The city’s tight-knit restaurant community is reverberating with individual and collective efforts to provide hope and help, with sights set on a larger scale.
A bakery gave out free bread loaves to anyone who needed it. A hamburger joint set up a free drive-thru. Multiple GoFundMe accounts sprang up, and some people sent help directly to workers with payment apps like Cash or Venmo.
A virtual happy hour on Friday encouraged people to have a drink at home and text a donation as a tip that would go toward grants for struggling food service workers.
On Wednesday, Matthew Tlusty cooked a sit-down dinner for his employees at Saltbox in Willow Lawn, a private party of eight. They ate crab cakes, oysters and loup de mer, drank from the restaurant’s already opened wines and talked about preparing for an unpredictable future.
It was the restaurant’s last meal that wouldn’t be boxed up as takeout for nobody knows how long. Tlusty knows takeout can’t support him and his staff.
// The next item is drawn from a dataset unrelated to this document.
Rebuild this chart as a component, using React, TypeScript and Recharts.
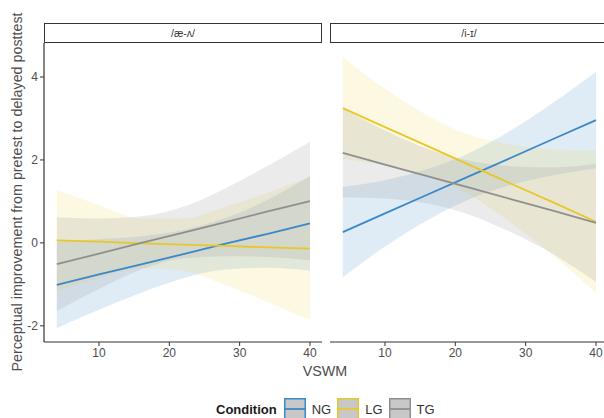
import React from 'react';
import { ComposedChart, Area, Line, XAxis, YAxis } from 'recharts';

// VSWM values where the fitted lines / bands were read
const vswm = [4, 10, 16, 22, 28, 34, 40];

// panel /æ-ʌ/
const ngFitA = [-1.01, -0.76, -0.52, -0.27, -0.02, 0.22, 0.47];
const ngLoA = [-2.05, -1.61, -1.2, -0.85, -0.64, -0.6, -0.67];
const ngHiA = [0.03, 0.09, 0.16, 0.31, 0.6, 1.04, 1.61];
const lgFitA = [0.06, 0.03, -0.01, -0.04, -0.07, -0.11, -0.14];
const lgLoA = [-1.16, -0.85, -0.61, -0.67, -1.02, -1.43, -1.86];
const lgHiA = [1.28, 0.91, 0.59, 0.59, 0.88, 1.21, 1.58];
const tgFitA = [-0.51, -0.26, 0.0, 0.25, 0.5, 0.76, 1.01];
const tgLoA = [-1.64, -1.11, -0.64, -0.37, -0.32, -0.34, -0.42];
const tgHiA = [0.62, 0.59, 0.64, 0.87, 1.32, 1.86, 2.44];

// panel /i-ɪ/
const ngFitB = [0.26, 0.71, 1.16, 1.61, 2.06, 2.51, 2.96];
const ngLoB = [-0.83, -0.09, 0.54, 1.05, 1.4, 1.63, 1.8];
const ngHiB = [1.35, 1.51, 1.78, 2.17, 2.72, 3.39, 4.12];
const lgFitB = [3.25, 2.79, 2.34, 1.88, 1.42, 0.97, 0.51];
const lgLoB = [2.02, 1.87, 1.6, 1.16, 0.47, -0.31, -1.21];
const lgHiB = [4.48, 3.71, 3.08, 2.6, 2.37, 2.25, 2.23];
const tgFitB = [2.17, 1.89, 1.61, 1.33, 1.05, 0.77, 0.48];
const tgLoB = [1.1, 1.07, 0.95, 0.68, 0.25, -0.28, -0.94];
const tgHiB = [3.24, 2.71, 2.27, 1.98, 1.85, 1.82, 1.9];

const conditions = ['NG', 'LG', 'TG'];
const colors: Record<string, string> = { NG: '#3A88C8', LG: '#E8C72A', TG: '#8F8F8F' };
const bandFill: Record<string, string> = { NG: '#3A88C8', LG: '#F2D233', TG: '#9A9A9A' };
const bandOpacity: Record<string, number> = { NG: 0.16, LG: 0.15, TG: 0.2 };

const xTicks = [10, 20, 30, 40];
const yTicks = [-2, 0, 2, 4];
const panels = ['/æ-ʌ/', '/i-ɪ/'];

const buildRows = (
  ng: number[], ngLo: number[], ngHi: number[],
  lg: number[], lgLo: number[], lgHi: number[],
  tg: number[], tgLo: number[], tgHi: number[]
) =>
  vswm.map((x, i) => ({
    x,
    NG: ng[i], NGr: [ngLo[i], ngHi[i]],
    LG: lg[i], LGr: [lgLo[i], lgHi[i]],
    TG: tg[i], TGr: [tgLo[i], tgHi[i]],
  }));

const rowsA = buildRows(ngFitA, ngLoA, ngHiA, lgFitA, lgLoA, lgHiA, tgFitA, tgLoA, tgHiA);
const rowsB = buildRows(ngFitB, ngLoB, ngHiB, lgFitB, lgLoB, lgHiB, tgFitB, tgLoB, tgHiB);

const FONT = 'Arial, "Liberation Sans", Helvetica, sans-serif';
const AXIS = '#333333';
const TICK_TEXT = { fill: '#4d4d4d', fontSize: 12, fontFamily: FONT };

function Panel({ data, showY }: { data: any[]; showY: boolean }) {
  return (
    <ComposedChart
      width={showY ? 330 : 290}
      height={390}
      data={data}
      margin={{ top: 43, right: showY ? 8 : 12, bottom: 18, left: 0 }}
    >
      <XAxis
        type="number"
        dataKey="x"
        domain={[2.18, 41.71]}
        allowDataOverflow
        ticks={xTicks}
        height={30}
        tickSize={4}
        tick={TICK_TEXT}
        axisLine={{ stroke: AXIS, strokeWidth: 1.2 }}
        tickLine={{ stroke: AXIS }}
      />
      <YAxis
        type="number"
        domain={[-2.39, 4.82]}
        allowDataOverflow
        ticks={yTicks}
        width={44}
        hide={!showY}
        tickSize={4}
        tick={TICK_TEXT}
        axisLine={{ stroke: AXIS, strokeWidth: 1.2 }}
        tickLine={{ stroke: AXIS }}
      />
      {conditions.flatMap((c) => [
        <Area
          key={c + 'band'}
          type="monotone"
          dataKey={c + 'r'}
          stroke="none"
          fill={bandFill[c]}
          fillOpacity={bandOpacity[c]}
          isAnimationActive={false}
          dot={false}
          activeDot={false}
        />,
        <Line
          key={c + 'line'}
          type="linear"
          dataKey={c}
          stroke={colors[c]}
          strokeWidth={1.8}
          dot={false}
          activeDot={false}
          isAnimationActive={false}
        />,
      ])}
    </ComposedChart>
  );
}

const stripStyle: React.CSSProperties = {
  position: 'absolute',
  top: 23,
  height: 20,
  boxSizing: 'border-box',
  border: '1.3px solid #333',
  background: '#fff',
  fontSize: 10.5,
  color: '#333',
  display: 'flex',
  alignItems: 'center',
  justifyContent: 'center',
};

export default function App() {
  return (
    <div
      style={{
        position: 'absolute',
        left: 0,
        top: 0,
        width: 604,
        height: 418,
        overflow: 'hidden',
        background: '#fff',
        fontFamily: FONT,
      }}
    >
      <div style={{ position: 'absolute', left: 0, top: 0 }}>
        <Panel data={rowsA} showY />
      </div>
      <div style={{ position: 'absolute', left: 330, top: 0 }}>
        <Panel data={rowsB} showY={false} />
      </div>

      <div style={{ ...stripStyle, left: 44, width: 278 }}>{panels[0]}</div>
      <div style={{ ...stripStyle, left: 330, width: 278 }}>{panels[1]}</div>

      <div
        style={{
          position: 'absolute',
          left: 17,
          top: 192,
          transform: 'translate(-50%, -50%) rotate(-90deg)',
          whiteSpace: 'nowrap',
          fontSize: 14.3,
          color: '#4d4d4d',
        }}
      >
        Perceptual improvement from pretest to delayed posttest
      </div>
      <div
        style={{
          position: 'absolute',
          left: 325,
          top: 371,
          transform: 'translate(-50%, -50%)',
          whiteSpace: 'nowrap',
          fontSize: 14.3,
          color: '#4d4d4d',
        }}
      >
        VSWM
      </div>

      {/* legend */}
      <div
        style={{
          position: 'absolute',
          left: 216,
          top: 398,
          height: 22,
          display: 'flex',
          alignItems: 'center',
          fontSize: 13,
          color: '#1a1a1a',
        }}
      >
        <span style={{ fontWeight: 'bold', marginRight: 7 }}>Condition</span>
        {conditions.map((c) => (
          <span key={c} style={{ display: 'flex', alignItems: 'center', marginRight: 6 }}>
            <svg width={22} height={22} style={{ display: 'block' }}>
              <rect x={0.75} y={0.75} width={20.5} height={20.5} fill="#c8c8c8" stroke={colors[c]} strokeWidth={1.5} />
              <line x1={1} x2={21} y1={11} y2={11} stroke={colors[c]} strokeWidth={1.8} />
            </svg>
            <span style={{ marginLeft: 6, color: '#333' }}>{c}</span>
          </span>
        ))}
      </div>
    </div>
  );
}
“This whole to-go thing, it’s fool’s gold,” Tlusty said. “I don’t need to just sell a crab cake entree. I need to sell a cocktail, I need to sell a bottle of wine, I need to sell a dessert. ... We make very little money off of our food. It’s everything else. And servers don’t get tipped on takeout.”
On Friday, Virginia relaxed its rules to allow businesses to sell alcohol through pickup or delivery.
Restaurateurs, Tlusty said, are among the first places people look to when they’re working on a charity event, and he’d like to see the people restaurants have helped organize an event to help them now.
“We’re not the group of people to say, ‘Help us out, help us out, we need a bailout.’ But we need a bailout,” Tlusty said. “We’ve got our employees we have to take care of. It’s not like we can go work at another restaurant, because there’s not another restaurant to go to.”
In a video posted Friday titled “We need help now,” a dozen Richmond restaurant owners appeal for a lifeline with stoicism betrayed by voices that carry the strain of the worst week of their careers.
The clip, which racked up more than 11,000 views by Saturday, begins with Kevin Liu, owner of the Jasper, Tin Pan and Carytown Cupcakes:
“Bars and restaurants are not an industry that will go away. The question is: ‘Will we still be here, the people that you know and love right now in your community?’”
In some way, it’s what everyone’s asking: How long can we survive?